By Peter Vankevich
Tropical Storm Isaias is already impacting the Outer Banks, which is under a tropical storm watch with a serious rip current threat. People should stay out of the water.
Eastern North Carolina also is under a tornado threat, especially Monday night. Tornadoes can occur well ahead and away from storm center. People are urged to have multiple ways to receive warnings, including on their cell phones.
Ferry service is suspended until officials determine it is safe to resume. Both Ocracoke and Hatteras islands went into mandatory evacuation over the last two days, but Dare County officials decided not to evacuate the Nags Head, Kitty Hawk and Kill Devil Hills areas.
Hyde County Emergency Services (EMS) is suspended.
As of 5 a.m. today, the center of Isaias was about 115 miles east southeast of Jacksonville, Florida, with top sustained winds of 70 mph. Models show landfall occurring near the Carolinas border.
All facilities at Cape Hatteras National Seashore are closed. To view the most up-to-date information and conditions for Cape Hatteras National Seashore, go to: https://www.nps.gov/caha/planyourvisit/operational-status-report.htm.
The track is expected to stay inland heading north/northeastward, bringing high winds and rain as far west as the Triangle. The highest sustained maximum winds up to 60 mph will be the path from Jacksonville to Plymouth.
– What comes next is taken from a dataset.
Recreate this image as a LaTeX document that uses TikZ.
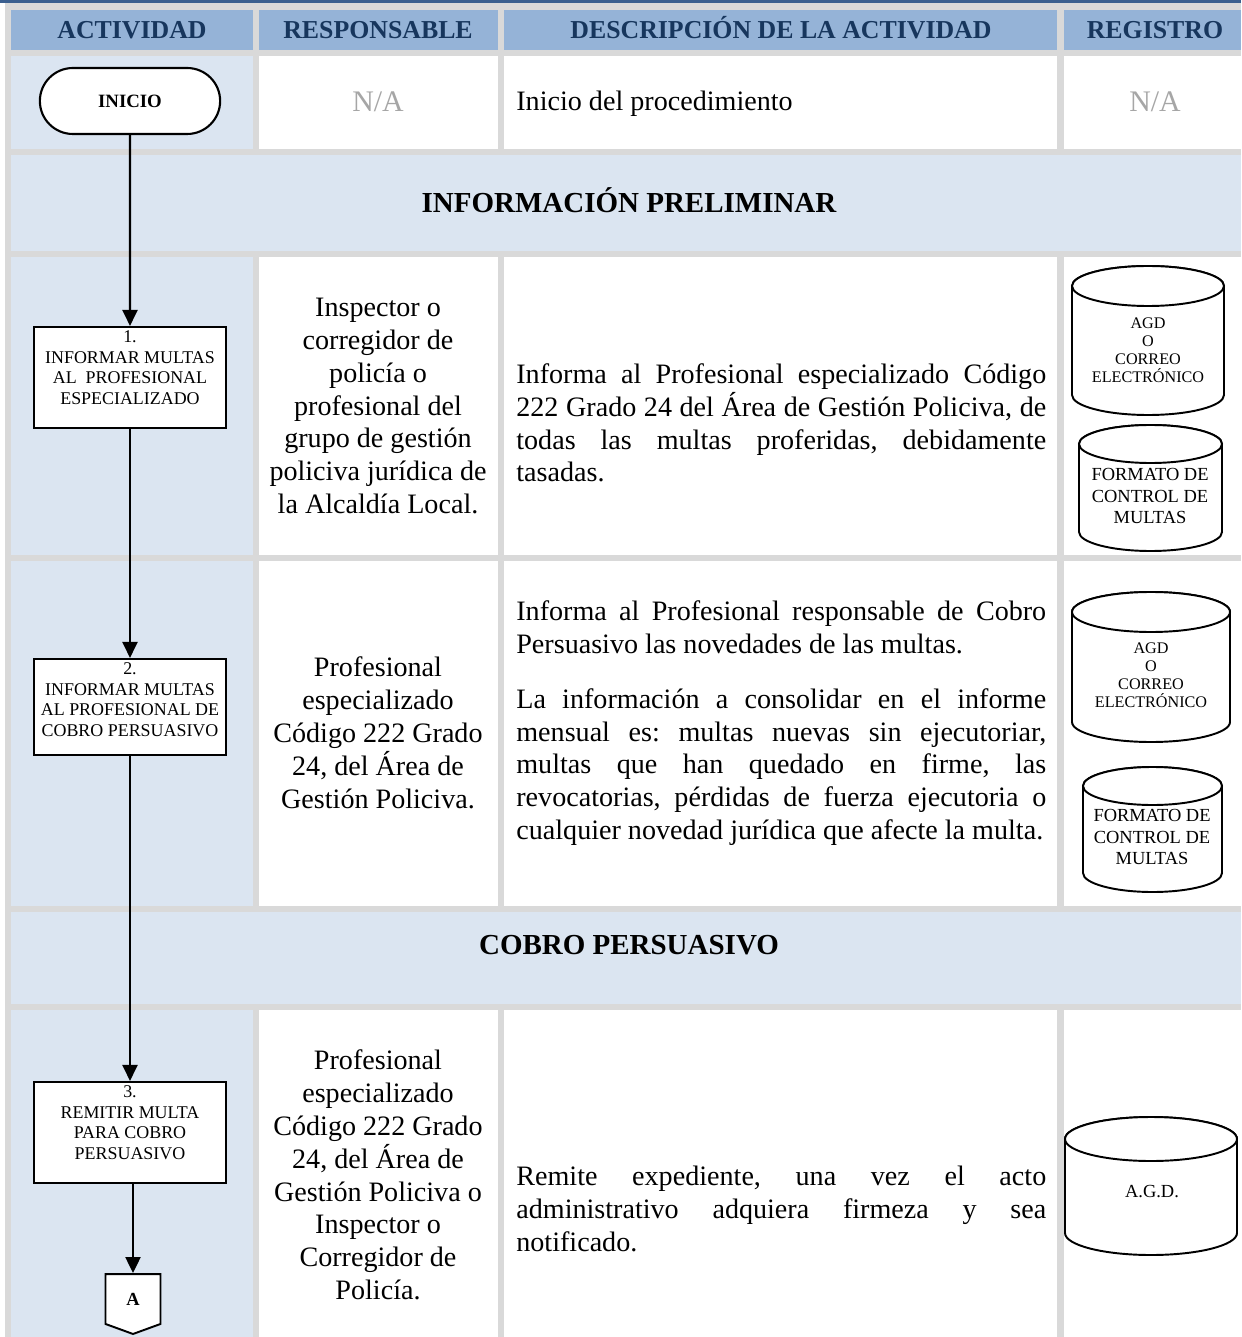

There is the possibility that this storm could be upgraded to a Category 1 hurricane as it passes over water, but Erik Haden, warning coordination meteorologist at the National Weather Service Forecast office in Newport/Morehead City, stressed in a webinar this morning not to get hung up on the storm category ratings. There is little difference with impact between a low Category 1 hurricane and tropical storm-force winds, which range from 39 to 73 mph. Storm surge, rainfall amounts and length of the storm remaining in the area are important factors that can determine the impact of the storm.
Locally, Ocracoke should expect maximum sustained winds of 45 mph and gusts up to 58 mph according to the National Weather Service this morning. Ocracoke and Hatteras islands are under a storm surge watch of 2 to 4 feet and overwash is expected that could block NC 12.
“We should anticipate impacts on Hatteras Island to include potential for ocean overwash of N.C. 12, with surge level up to three feet above ground possible,” said Dare County Emergency Management Director Drew Pearson.
Only about one inch of rain on the Outer Banks is expected with much more inland.
The storm should move out of the state by later Tuesday afternoon and is expected to impact states from Virginia to Maine.
Both Ocracoke and Hatteras islands went into mandatory evacuation over the past two days but Dare County officials decided not to evacuate the Nags Head, Kitty Hawk and Kill Devil Hills areas.